DETROIT EDISON COMPANY.

Docket No. 1,263.

Michigan Court of Appeals.

Decided April 12, 1966.
Leave to appeal denied June 28, 1966.

Perry T. Christy, in propria persona.

Fischer, Sprague, Franklin & Ford (Ralph H. Houghton, of counsel), for defendant.

Leave to appeal denied by Supreme Court June 28, 1966. See 378 Mich. 720.

LESINSKI, C.J.

The plaintiff appeals in propria persona from a summary judgment granted defendant by the circuit court for the county of Washtenaw.

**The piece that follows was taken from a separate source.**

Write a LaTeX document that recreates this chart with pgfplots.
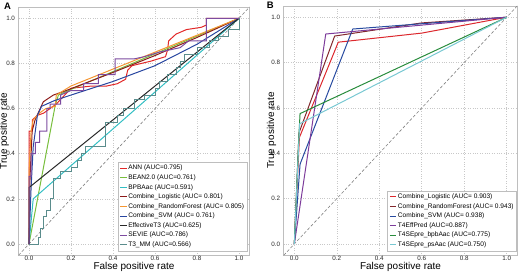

This cause arose when the plaintiff moved into Ann Arbor, Michigan from out of State, and was requested to leave a $25 security deposit for electricity in his apartment, as he had not established a proper credit rating. The plaintiff after many contacts with the defendant's agents filed suit against the defendant charging that the defendant discriminated in its charging of deposits for electrical service in that only certain customers were required to leave the deposit, and sought a temporary injunction against any discontinuance of his electrical service. After denial of the temporary injunction, the plaintiff paid the $25 security deposit under protest, and amended his complaint to reflect that payment had been made. He thus sought the return of the security deposit as well as an injunction against discontinuance of service. Both plaintiff *732 and defendant filed motions for summary judgments and on January 13, 1965, the trial court granted defendant's motion for summary judgment. The plaintiff then moved to set aside the summary judgment. From a denial of this motion, plaintiff took this appeal.

The issue before this Court revolves around the granting of the summary judgment. Was there "any genuine issue as to any material fact" so that the defendant was not entitled to a summary judgment as a matter of law? The summary judgment procedure as defined by GCR 1963, 117.2(3), requires that a summary judgment be granted if the party opposing the motion has failed to show any evidence by affidavit, that would give rise to a genuine issue of fact. In Durant v. Stahlin (1965), 375 Mich. 628, Justice ADAMS states at p 640:

"Once a party is challenged as to the existence of the facts upon which he purports to build his case, the sum and substance of the summary judgment proceeding is that general allegations and notice pleading are not enough. Matters upon information and belief and alleged common knowledge are not enough. That party must come forward with at least some evidentiary proof, some statement of specific fact upon which to base his case. If he fails, the motion for summary judgment is properly granted. In the language of GCR 1963, 117.3:

"`Judgment shall be rendered forthwith if the pleadings show that any party is entitled to judgment as a matter of law or if the affidavits or other proof show that there is no genuine issue of fact.' (Emphasis supplied.)"[1]

Justice SOURIS speaking in concurrence in the Durant Case stated at page 657:

*733 "Plaintiff chose to file affidavits * * * which were not responsive to the defendants' affidavits, which were in part based upon information and belief instead of personal knowledge of the affiant, and which were cast in conclusionary language instead of stating with particularity facts which would be admissible as evidence. In short, the plaintiff's affidavits were inadequate to bar entry of summary judgment on defendants' motions if otherwise defendants were entitled thereto.)"[2]

This language of Justice SOURIS in the Durant Case embodies our findings regarding the plaintiff's reply affidavits to the defendant's motion for summary judgment in this case. See also Green v. Lundquist (1966), 2 Mich. App. 488. The trial judge, on the basis of this record, could do no other than grant the defendant's motion for summary judgment.

Judgment affirmed. Costs to the appellee.

J.H. GILLIS and QUINN, JJ., concurred.

NOTES

[1] This opinion of Justice ADAMS was concurred in by Justice DETHMERS and Justice O'HARA.

[2] Justice SOURIS' opinion was concurred in by Chief Justice T.M. KAVANAGH and Justice SMITH.